You don't miss the forums themselves, of course, you miss how they made you feel. You miss the atmosphere, the people, the discussions, the way you perceived them in your head. I still remember how I was feeling when certain users were online or when they posted something new... It felt amazing and they had a certain "aura" around, you could feel their impact, ideas, personality. I was never able to feel something similar again. Old forums and the format itself made possible to care about some people in particular, to feel something when you'd remember their quality, their words, their ideas. The way I was able to interact with people from forums was never matched. They felt like characters from a really good book, but real. You knew who are you talking with before they'd talk to you. You'd understand them better than you'd understand people around you. They had hours upon hours of ideas, thoughts, grievances and frustrations. You wanted to know what someone thought about a certain subject, and the feeling you had when they finally wrote about it was incredible, especially since they wrote with the quality you were used to. You'd never find these people around you. Forums were better because people tried their hardest to offer a definitive answer. They were trying to encapsulate everything they were thinking and to become better at it.

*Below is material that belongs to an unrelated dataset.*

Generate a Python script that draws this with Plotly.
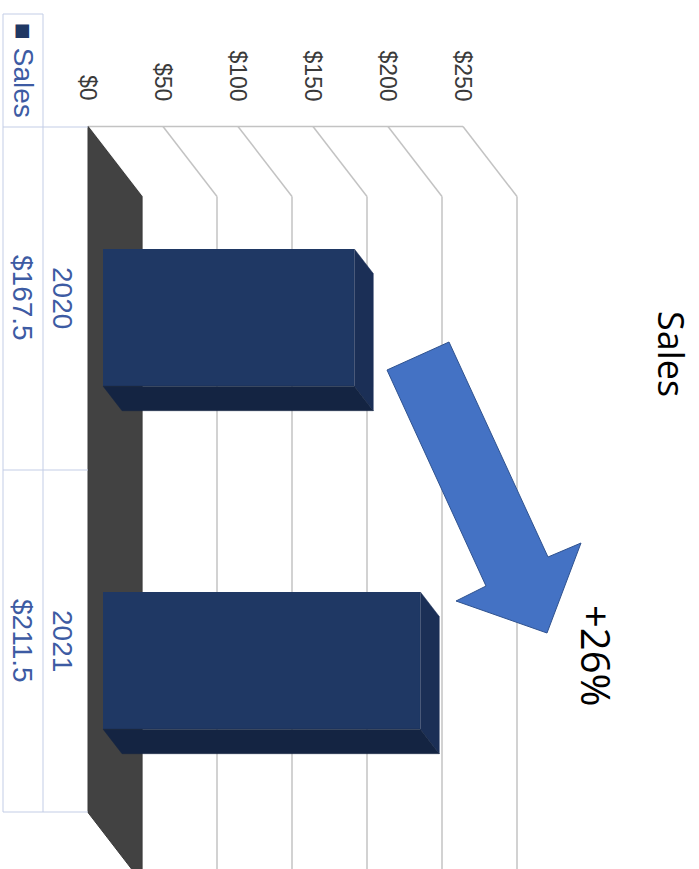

Fan fictions were common, writing a lot was something well seen. There's no other platform anymore that will invite people to write their best pieces and to have a real opinion about anything. It doesn't matter anymore. Nobody is looking through your profile history either because it's a mess anyway or because no one cares. There's no evolution, it's just laziness. Short, rubbish, without substance. I've heard people saying "why are you not saying that you just liked it" when someone started to remind me of the "old ways" of talking about movies and the likes.

You can't stop missing them when there's nothing new(er) to miss anymore.